You do not need to pre-clean your home, but a little preparation helps the service go more smoothly. Clearing clutter from floors, counters, and bathroom surfaces allows cleaners to spend more time actually cleaning instead of organizing around personal items.

It also helps to communicate priorities. If the shower is your biggest concern, or if you want special attention on kitchen cabinet fronts, say so ahead of time. A professional team can often tailor the visit so the areas that matter most to you get the right focus.

If you have pets, alarm systems, or rooms that should stay off-limits, that should be discussed before the appointment as well. Good communication is part of what makes the service feel convenient instead of stressful.

Choosing the right deep cleaning service

Not every cleaning company defines deep cleaning the same way, so it is worth asking what is included before you book. Look for clear service descriptions, trained and insured cleaners, flexible scheduling, and a company that is willing to explain what is covered and what may be considered an extra.

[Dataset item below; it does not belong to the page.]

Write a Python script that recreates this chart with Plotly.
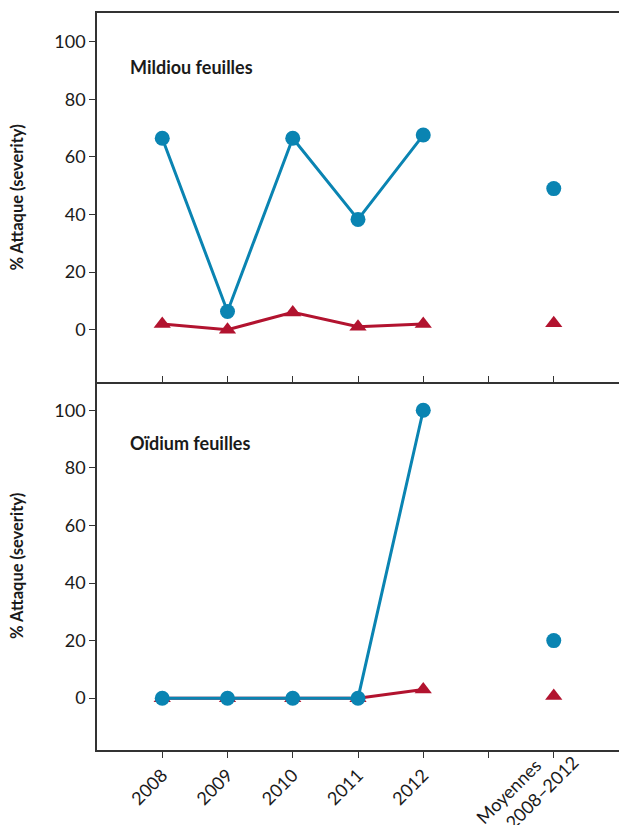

That clarity matters more than a vague promise to make the place sparkle. A strong deep cleaning service should feel detailed, dependable, and easy to understand from the beginning. For local homeowners, renters, landlords, and businesses, that peace of mind is often just as valuable as the visible results.

At its best, deep cleaning is not just about making a space look better for a day. It creates a cleaner baseline, reduces stress, and gives you a home or workplace that feels properly cared for again.